Mercedes Ellington says her grandfather was not really a grandfatherly type. He did not want people to know his age. "I think he was vain enough that he did not want all of his lady friends and some of his fans to know that he was old enough to have grandchildren, so he asked me to call him Uncle Edward," she recalled.

Mercedes traveled with the band to Russia in the mid 1970's, and got to see her grandfather's popularity first-hand.

"The people were running on the tarmac alongside the plane as we landed, with bouquets of flowers. They had been listening to the music of Duke Ellington through Radio Free America. There were enough Russian people who knew about the music and had secret recordings of the Ellington band. And there was great reception everywhere we went," she said.

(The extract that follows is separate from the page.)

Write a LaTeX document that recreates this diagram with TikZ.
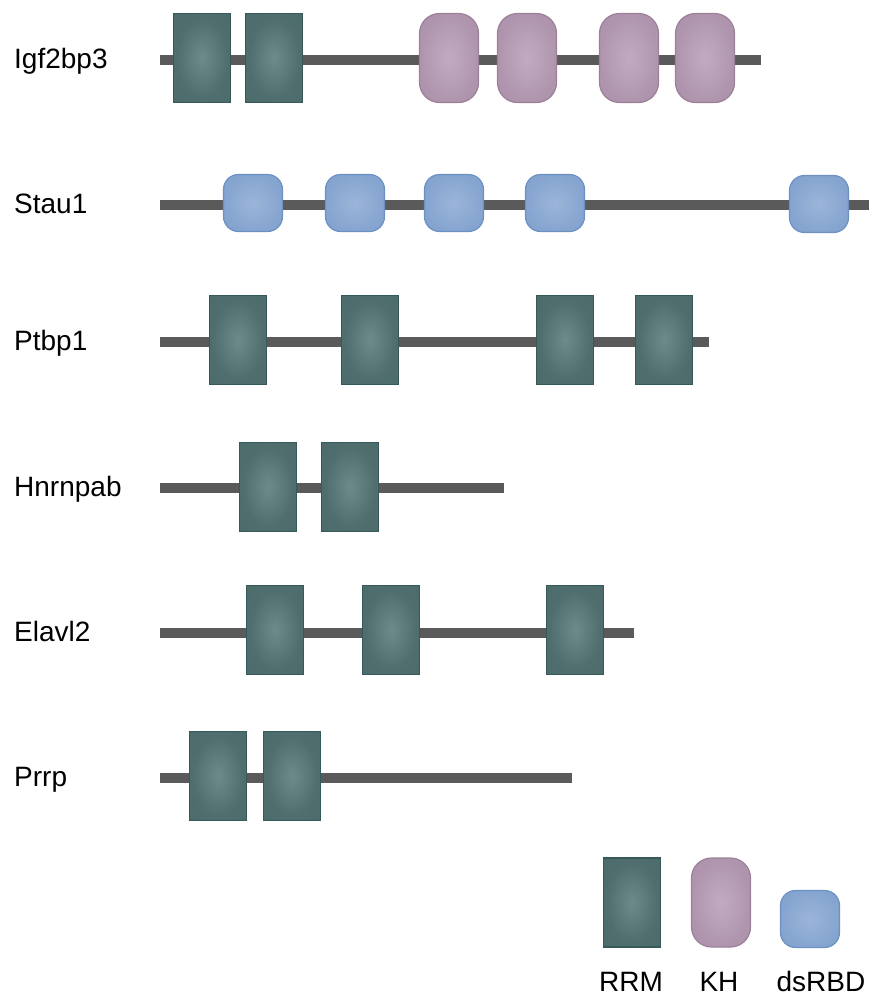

The musical revival, Sophisticated Ladies, based on Duke Ellington's music, has just opened at the historic Lincoln Theatre in Washington DC, where Ellington used to perform. The original Broadway production from 1981 was nominated for eight Tony awards and won two. Sophisticated Ladies stars famous Broadway choreographer and dancer Maurice Hines. Since Mercedes Ellington is herself a professional choreographer, she is the artistic consultant for this performance, which celebrates life and work of her grandfather.

"He lived to work," she said. "When he traveled and toured, that's when he was in heaven."

Duke Ellington wrote more than 3,000 compositions during his career. After his death in 1974, his son Mercer Ellington, Mercedes' father, took over the orchestra. The Duke Ellington legacy continues to live and will endure for generations to come.